When the Abbasid caliph al-Mahdī visited Medina in the second year of his caliphate (160 AH / 776–7 CE), he gave Abu Ma'shar one thousand gold dinars and invited him to Baghdad to teach the people Fiqh (Islamic jurisprudence). Abu Ma'shar accepted the offer and moved to Baghdad the following year in 161 AH/777–8 CE, and lived there for the rest of his life.

=== Death ===
Abū Maʿshar died in Baghdad in Ramadan 170 AH / February–March 787 CE. According to some accounts, he suffered from mental breakdown and severe infirmities before his death. The Abbasid caliph Hārūn al-Rashīd prayed led his funeral prayers. He was buried at the "Great Cemetery" in western Baghdad.

== Works ==
Several scholars are listed as his major authorities, including Muḥammad bin Ka'b al-Quraẓī, Nafi Mawla Ibn Umar; and Hisham ibn Urwah. Among Abu Ma'shar’s most important students were his son Muḥammad, his Kitāb al-maghāzī and his complete Ta'rīkh, Al-Waqidi, who met Abu Ma'shar to discuss a tradition about a particular raid, Isḥāq bin 'Īsā al-Ṭabbā' (d. 215/830–1) who, transmitted his Ta'rīkh al-khulafā

- Maghazi

Abū Ma'shar authored one of the earliest known works on Maghāzī. According to his son Muḥammad, he received these traditions from Muḥammad bin Qays al-Qāṣṣ, Sa'īd bin Abī Sa'īd al-Maqbarī, Shuraḥbīl bin Sa'd, among other Medinan scholars.
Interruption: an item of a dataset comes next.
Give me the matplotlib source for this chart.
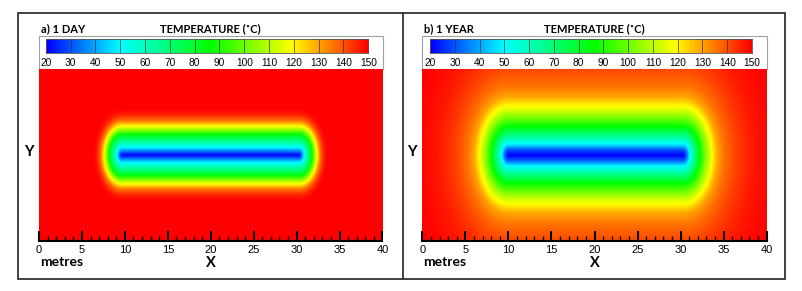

His Maghāzī was primarily transmitted through his son Muḥammad and his student Muḥammad ibn Bahrām al-Marwazī (d. 213–215 AH / 828–830 CE). According to Josef Horovitz, it also covered the entire life of the Prophet. The Maghazi doesn't survives and is only preserved in later citations. The majority of references to the Maghāzī appear in the works of Al-Waqidi, and is also cited by Al-Baladhuri on several occasions. Additionally, Al-Ma'arri referred to and used a minor portion of the work known as al-Mab'ath.

His Maghāzī didn't enjoyed a wide audience due to being overshadowed by Sirah of Ibn Ishaq and skepticism of rijāl scholars regarding Abū Ma'shar’s reliability as a ḥadīth transmitter. Nevertheless, scholars like Ahmad ibn Hanbal praised his knowledge of maghāzī traditions.
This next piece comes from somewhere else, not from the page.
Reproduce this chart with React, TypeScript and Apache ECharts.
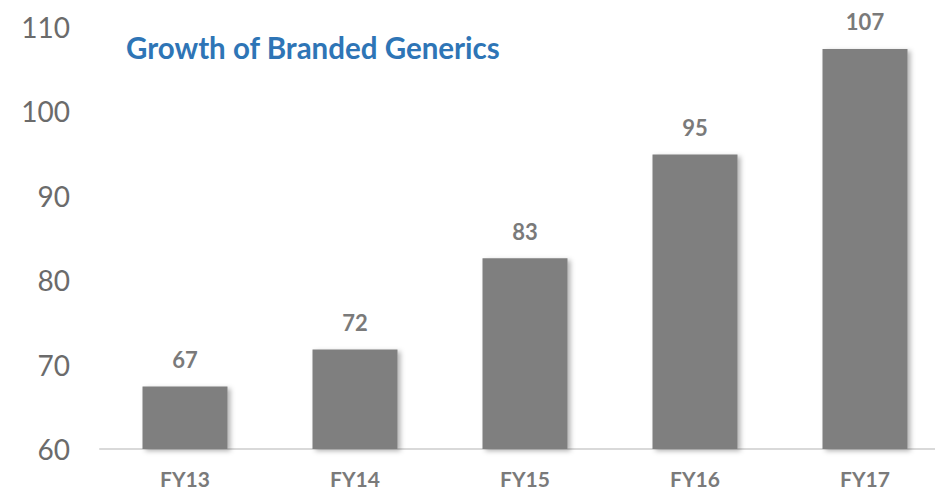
import React, { useEffect, useRef } from "react";
import * as echarts from "echarts";

const categories = ["FY13", "FY14", "FY15", "FY16", "FY17"];
const values = [67.4, 71.8, 82.6, 94.9, 107.4];
const labels = ["67", "72", "83", "95", "107"];
const titleText = "Growth of Branded Generics";

export default function App() {
  const ref = useRef<HTMLDivElement>(null);
  useEffect(() => {
    const chart = echarts.init(ref.current!, null, { renderer: "svg" });
    chart.setOption({
      animation: false,
      title: {
        text: titleText,
        left: 121,
        top: 27,
        textStyle: { fontFamily: "Lato", fontWeight: "bold", fontSize: 29.5, color: "#2E75B6" },
      },
      grid: { left: 100, right: 0, top: 27, bottom: 42, containLabel: false },
      xAxis: {
        type: "category",
        data: categories,
        axisLine: { lineStyle: { color: "#d9d9d9", width: 2 } },
        axisTick: { show: false },
        axisLabel: { fontFamily: "Lato", fontWeight: "bold", fontSize: 21, color: "#7a7a7a", margin: 19 },
      },
      yAxis: {
        type: "value",
        min: 60,
        max: 110,
        interval: 10,
        axisLine: { show: false },
        axisTick: { show: false },
        splitLine: { show: false },
        axisLabel: { fontFamily: "Lato", fontSize: 28, color: "#6b6b6b", margin: 30 },
      },
      series: [
        {
          type: "bar",
          data: values,
          barWidth: "50%",
          itemStyle: {
            color: "#7f7f7f",
            shadowBlur: 5,
            shadowOffsetX: 3,
            shadowOffsetY: 2,
            shadowColor: "rgba(0,0,0,0.3)",
          },
          label: {
            show: true,
            position: "top",
            distance: 16,
            formatter: (p: any) => labels[p.dataIndex],
            fontFamily: "Lato",
            fontWeight: "bold",
            fontSize: 22,
            color: "#7a7a7a",
          },
        },
      ],
    });
    return () => chart.dispose();
  }, []);
  return (
    <div style={{ width: 935, height: 491, position: "absolute", left: 0, top: 0, overflow: "hidden" }}>
      <div ref={ref} style={{ width: 950, height: 491 }} />
    </div>
  );
}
- al-Ta'rīkh and Ta'rīkh al-khulafā'.

Amonga all the works attributed to Abū Ma'shar, he is best known for his historical writings, especially al-Taʾrīkh and Taʾrīkh al-Khulafāʾ. These works reportedly include detailed chronologies of political events, caliphal reigns, and the annual leadership of the ḥajj. However, neither text has survived in complete form.

Fragments of both works are preserved through later historians and compilers, including al-Azdī’s, Al-Waqidi, Ibn Sa'd, Al-Farisi, Al-Baladhuri, Al-Yaqubi, Al-Tabari, and Ibn Asakir, for instance, records two traditions and several chronological notes concerning the conquest of Syria. Al-Fasawī cites several traditions from Abū Ma'shar, including five reports dealing with the dates of caliphal accessions and the appointment of ḥajj leaders.

Al-Ṭabarī quotes over one hundred fragments from Abū Ma'shar, many of them concerning caliphs and ḥajj commanders. At the beginning of his Ta'rīkh, al-Ṭabarī also preserves traditions attributed to Abū Ma'shar concerning the creation and the story of Adam and Eve. The largest known collection of Abū Ma'shar’s fragments, approximately two hundred, is found in Ibn Asākir's Ta'rīkh Dimashq, which draws on more than thirty-five distinct lines of transmission. These fragments focus mainly on dating historical events and the succession of caliphs or pilgrimage leaders.

The final entry preserved from Abū Ma'shar’s Ta'rīkh al-Khulafā concerns the death of the Abbasid caliph al-Hādī on 14 September 786, just months before Abū Ma'shar’s own death.

Abū Maʿshar also authored a separate work on the Event of al-Ḥarra, which was transmitted by one of his grandsons, Dāwūd ibn Muḥammad ibn Abī Ma'shar. Although the original work has not survived, fragments of it are preserved through later citations found in the writings of Abu al-Arab, Al-Bayhaqi and Ibn Qutaybah.

== Hadith ==
Many scholars of rijāl have accused him of negligence and carelessness and called his narrations ‘weak’ (ḍa'īf). Other well-known authorities on rijāl, including Yahya ibn Ma'in, did not consider him a reliable (thiqa) narrator, but his veracity (ṣadūq) was confirmed by some other authorities. Al-Ṭūsī regarded Abu Ma'shar as one of the companions Ja'far al-Sadiq, mainly because he was his contemporary.

As a muḥaddith, he was criticised by Ibn Sa'd (d. 230/845), Ibn Ḥanbal (d. 241/855), and al-Bukhārī (d. 256/870) for his loose treatment of the chains of transmitters (asānīd) and was considered a weak transmitter by Ibn Ma'īn (d. 233/847), Abu Dāwūd (d. 316/929), Ibn Hajar al-Asqalani and al-Nasā'ī (d. 303/915).